China’s oil demand drops sharply as Beijing expands zero-Covid policy, OPEC says

OPEC made a sharp U-turn on its forecast for Chinese oil demand, while cutting its projections for global demand in 2022 and 2023.

The cartel now sees Chinese oil demand falling by 60,000 bpd this year after forecasting a 120,000 bpd increase a month ago. Beijing has locked down several provinces to stem a resurgence of the COVID-19 epidemic, which has so far dampened the country’s appetite for oil.

The sudden, negative swing in its forecast for China, the world’s biggest oil importer, coincided with a lower forecast globally.

OPEC cut its demand growth outlook for 2022 by 460,000 bpd to 2.64 million bpd and for 2023 by 360,000 bpd to 2.34 million bpd.
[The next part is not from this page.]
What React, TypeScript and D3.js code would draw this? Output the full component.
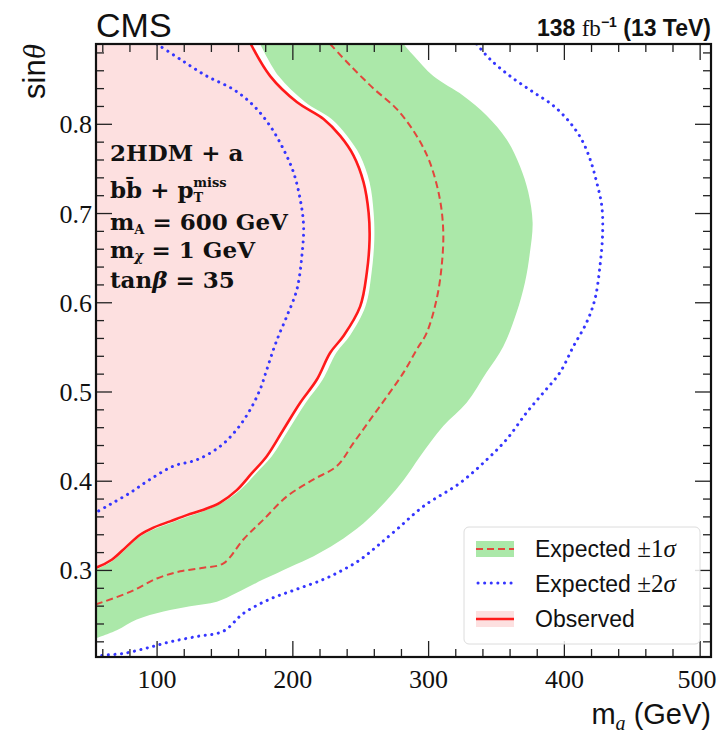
import * as d3 from "d3";

type Pt = [number, number];

// curves: [m_a (GeV), sin theta]
const observed: Pt[] = [
  [169.0, 0.89], [183.3, 0.854], [202.9, 0.825], [222.6, 0.806], [234.9, 0.787], [244.7, 0.765],
  [252.1, 0.735], [255.8, 0.701], [256.5, 0.671], [254.5, 0.634], [249.6, 0.596], [237.4, 0.563],
  [227.5, 0.544], [217.7, 0.514], [205.4, 0.488], [193.1, 0.458], [180.8, 0.428], [169.8, 0.409],
  [158.7, 0.39], [146.4, 0.376], [134.2, 0.368], [121.9, 0.362], [109.6, 0.355], [97.3, 0.348],
  [87.5, 0.34], [77.7, 0.327], [66.6, 0.312], [55, 0.303],
];

const expected: Pt[] = [
  [227.5, 0.89], [242.2, 0.866], [259.5, 0.84], [276.6, 0.817], [291.2, 0.787], [301.0, 0.757],
  [308.3, 0.716], [310.8, 0.679], [309.6, 0.641], [305.9, 0.604], [298.5, 0.566], [291.4, 0.548],
  [281.6, 0.522], [269.3, 0.495], [257.0, 0.469], [244.7, 0.443], [232.4, 0.417], [215.3, 0.402],
  [195.6, 0.383], [178.4, 0.357], [163.7, 0.335], [148.9, 0.308], [134.2, 0.303], [117.0, 0.299],
  [99.8, 0.291], [80.1, 0.276], [55, 0.262],
];

const minus1: Pt[] = [
  [175.9, 0.89], [189.5, 0.854], [209.0, 0.825], [228.5, 0.806], [240.0, 0.787], [249.5, 0.765],
  [256.5, 0.735], [259.5, 0.701], [260.0, 0.671], [258.0, 0.634], [253.5, 0.596], [242.0, 0.563],
  [232.0, 0.544], [222.0, 0.514], [209.5, 0.488], [197.0, 0.458], [184.5, 0.428], [173.0, 0.409],
  [161.0, 0.39], [148.0, 0.376], [135.0, 0.367], [121.9, 0.36], [109.6, 0.353], [97.3, 0.346],
  [87.5, 0.338], [77.7, 0.325], [66.6, 0.31], [55, 0.301],
];

const plus1: Pt[] = [
  [281.5, 0.89], [288.9, 0.877], [303.4, 0.854], [325.5, 0.832], [342.7, 0.81], [357.5, 0.783],
  [367.3, 0.753], [373.4, 0.724], [376.6, 0.69], [374.6, 0.656], [371.0, 0.623], [364.8, 0.589],
  [355.0, 0.551], [342.7, 0.522], [328.0, 0.488], [310.8, 0.462], [293.8, 0.428], [281.5, 0.401],
  [269.3, 0.379], [252.1, 0.353], [232.4, 0.331], [215.3, 0.316], [198.0, 0.304], [178.4, 0.29],
  [158.7, 0.275], [144.0, 0.265], [124.3, 0.26], [104.7, 0.254], [85.0, 0.245], [70.3, 0.233],
  [55, 0.224],
];

const minus2: Pt[] = [
  [99.8, 0.89], [116.9, 0.873], [136.6, 0.854], [156.3, 0.839], [171.0, 0.821], [183.3, 0.798],
  [193.1, 0.772], [200.5, 0.746], [205.4, 0.716], [207.9, 0.686], [206.6, 0.652], [203.0, 0.615],
  [195.6, 0.585], [189.5, 0.563], [185.8, 0.548], [180.8, 0.525], [175.9, 0.503], [168.5, 0.48],
  [158.7, 0.458], [146.4, 0.439], [129.3, 0.424], [112.1, 0.417], [94.8, 0.402], [80.1, 0.387],
  [65.4, 0.374], [55, 0.365],
];

const plus2: Pt[] = [
  [335.4, 0.89], [345.2, 0.873], [360.0, 0.854], [377.1, 0.836], [391.8, 0.821], [404.1, 0.802],
  [412.7, 0.783], [418.9, 0.761], [423.8, 0.735], [427.5, 0.709], [428.2, 0.679], [426.2, 0.641],
  [422.5, 0.604], [416.4, 0.578], [406.6, 0.551], [396.8, 0.522], [384.4, 0.499], [372.2, 0.477],
  [357.5, 0.447], [342.7, 0.424], [323.1, 0.398], [296.3, 0.372], [276.6, 0.346], [261.9, 0.327],
  [249.6, 0.312], [237.4, 0.301], [222.6, 0.29], [202.9, 0.279], [183.3, 0.268], [163.7, 0.252],
  [148.9, 0.232], [129.3, 0.226], [109.6, 0.22], [92.4, 0.213], [75.2, 0.207], [60.5, 0.205],
  [55, 0.204],
];

const xTicks = [100, 200, 300, 400, 500];
const xTickLabels = ["100", "200", "300", "400", "500"];
const yTicks = [0.3, 0.4, 0.5, 0.6, 0.7, 0.8];
const yTickLabels = ["0.3", "0.4", "0.5", "0.6", "0.7", "0.8"];

const W = 718, H = 733;
const L = 96, R = 711, T = 44, B = 657;

const PINK = "#fde0e0";
const GREEN = "#abe8a9";
const RED = "#ff1a1a";
const DASH = "#e2463c";
const BLUE = "#3535ff";

export default function App() {
  const x = d3.scaleLinear().domain([55, 508]).range([L, R]);
  const y = d3.scaleLinear().domain([0.203, 0.89]).range([B, T]);
  const line = d3
    .line<Pt>()
    .x((d) => x(d[0]))
    .y((d) => y(d[1]))
    .curve(d3.curveCatmullRom.alpha(0.5));

  const [x0] = x.domain();
  const yTop = y.domain()[1];

  const pinkPath = line(observed) + `L${x(x0) - 3},${y(observed[observed.length - 1][1])}L${x(x0) - 3},${y(yTop) - 3}L${x(observed[0][0])},${y(yTop) - 3}Z`;
  const bandPath =
    line(minus1) + "L" + (line([...plus1].reverse()) as string).slice(1) + "Z";

  const xMinor = d3.range(60, 508, 20).filter((v) => v % 100 !== 0);
  const yMinor = d3.range(22, 89, 2).map((v) => v / 100).filter((v) => Math.round(v * 100) % 10 !== 0);

  const serif = "'Liberation Serif', 'DejaVu Serif', serif";
  const sans = "'Liberation Sans', Arial, sans-serif";
  const bserif = "'DejaVu Serif', serif";

  const MAJ = 16, MIN = 8;
  const lx = 476, lw = 38;

  return (
    <svg width={W} height={H} style={{ position: "absolute", left: 0, top: 0, background: "#fff" }} fontFamily={sans}>
      <defs>
        <clipPath id="plot">
          <rect x={L} y={T} width={R - L} height={B - T} />
        </clipPath>
      </defs>
      <g clipPath="url(#plot)">
        <path d={bandPath} fill={GREEN} />
        <path d={pinkPath} fill={PINK} />
        <path d={line(minus2) as string} fill="none" stroke={BLUE} strokeWidth={3} strokeDasharray="0.1 6.5" strokeLinecap="round" />
        <path d={line(plus2) as string} fill="none" stroke={BLUE} strokeWidth={3} strokeDasharray="0.1 6.5" strokeLinecap="round" />
        <path d={line(expected) as string} fill="none" stroke={DASH} strokeWidth={2} strokeDasharray="7 4" />
        <path d={line(observed) as string} fill="none" stroke={RED} strokeWidth={2.6} />
      </g>

      {/* ticks */}
      <g stroke="#222" strokeWidth={1.3}>
        {xTicks.map((v) => (
          <g key={"xm" + v}>
            <line x1={x(v)} x2={x(v)} y1={B} y2={B - MAJ} />
            <line x1={x(v)} x2={x(v)} y1={T} y2={T + MAJ} />
          </g>
        ))}
        {xMinor.map((v) => (
          <g key={"xn" + v}>
            <line x1={x(v)} x2={x(v)} y1={B} y2={B - MIN} />
            <line x1={x(v)} x2={x(v)} y1={T} y2={T + MIN} />
          </g>
        ))}
        {yTicks.map((v) => (
          <g key={"ym" + v}>
            <line x1={L} x2={L + MAJ} y1={y(v)} y2={y(v)} />
            <line x1={R} x2={R - MAJ} y1={y(v)} y2={y(v)} />
          </g>
        ))}
        {yMinor.map((v) => (
          <g key={"yn" + v}>
            <line x1={L} x2={L + MIN} y1={y(v)} y2={y(v)} />
            <line x1={R} x2={R - MIN} y1={y(v)} y2={y(v)} />
          </g>
        ))}
      </g>
      <rect x={L} y={T} width={R - L} height={B - T} fill="none" stroke="#111" strokeWidth={2.2} />

      {/* tick labels */}
      <g fontFamily={serif} fontSize={26} fill="#111">
        {xTicks.map((v, i) => (
          <text key={"xl" + v} x={Math.min(x(v), W - 21)} y={688} textAnchor="middle">{xTickLabels[i]}</text>
        ))}
        {yTicks.map((v, i) => (
          <text key={"yl" + v} x={92} y={y(v) + 9} textAnchor="end">{yTickLabels[i]}</text>
        ))}
      </g>

      {/* axis titles */}
      <text x={R} y={724} textAnchor="end" fontSize={29} fill="#111">
        m<tspan fontFamily={serif} fontStyle="italic" fontSize={20} dy={6}>a</tspan>
        <tspan dy={-6}> (GeV)</tspan>
      </text>
      <text transform={`translate(45,${T}) rotate(-90)`} textAnchor="end" fontSize={31} fill="#111">
        sin<tspan fontFamily={serif} fontStyle="italic">θ</tspan>
      </text>

      {/* header */}
      <text x={L} y={37} fontSize={34} fill="#111">CMS</text>
      <text x={R} y={36} textAnchor="end" fontSize={23} fontWeight="bold" fill="#111">
        138 <tspan fontFamily={serif} fontWeight="normal">fb</tspan>
        <tspan fontSize={14} dy={-9}>−1</tspan>
        <tspan dy={9}> (13 TeV)</tspan>
      </text>

      {/* annotations */}
      <g fontFamily={bserif} fontWeight="bold" fontSize={23} fill="#111">
        <text x={110} y={161}>2HDM + a</text>
        <text x={110} y={198}>
          bb̄ + p<tspan fontSize={13} dy={4}>T</tspan>
          <tspan fontSize={13} dx={-10} dy={-15}>miss</tspan>
        </text>
        <text x={110} y={230}>
          m<tspan fontSize={13} dy={4}>A</tspan>
          <tspan dy={-4}> = 600 GeV</tspan>
        </text>
        <text x={110} y={258}>
          m<tspan fontSize={14} fontStyle="italic" dy={3}>χ</tspan>
          <tspan dy={-3}> = 1 GeV</tspan>
        </text>
        <text x={110} y={288}>
          tan<tspan fontStyle="italic">β</tspan> = 35
        </text>
      </g>

      {/* legend */}
      <rect x={464} y={527} width={236} height={117} rx={5} fill="#fff" fillOpacity={0.85} stroke="#dcdcdc" />
      <rect x={lx} y={541} width={lw} height={16} fill={GREEN} />
      <line x1={lx} x2={lx + lw} y1={549} y2={549} stroke={DASH} strokeWidth={2} strokeDasharray="7 4" />
      <line x1={lx + 2} x2={lx + lw} y1={583} y2={583} stroke={BLUE} strokeWidth={3} strokeDasharray="0.1 6.5" strokeLinecap="round" />
      <rect x={lx} y={611} width={lw} height={16} fill={PINK} />
      <line x1={lx} x2={lx + lw} y1={619} y2={619} stroke={RED} strokeWidth={2.6} />
      <g fontSize={23} fill="#111">
        <text x={535} y={557}>
          Expected <tspan fontFamily={serif} fontSize={25}>±1</tspan><tspan fontFamily={serif} fontSize={25} fontStyle="italic">σ</tspan>
        </text>
        <text x={535} y={592}>
          Expected <tspan fontFamily={serif} fontSize={25}>±2</tspan><tspan fontFamily={serif} fontSize={25} fontStyle="italic">σ</tspan>
        </text>
        <text x={535} y={627}>Observed</text>
      </g>
    </svg>
  );
}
OPEC cited “the extension of China’s zero-count Covid-19 restrictions in some regions, economic challenges in OECD Europe and inflationary pressures in other key economies” as reasons for the lower outlook this year.


Brent crude fell 1.85% to $92.55 a barrel and West Texas Intermediate fell 2% to $87.51 a barrel.

The new outlook comes a week after OPEC cut its production quota by 2 million bpd, prompting sharp criticism from the Biden administration and even a promise to reassess US relations with Riyadh.

President Joe Biden has criticized OPEC’s de facto leader Saudi Arabia in recent days, and his White House has accused OPEC of siding with Russia in response to production cuts.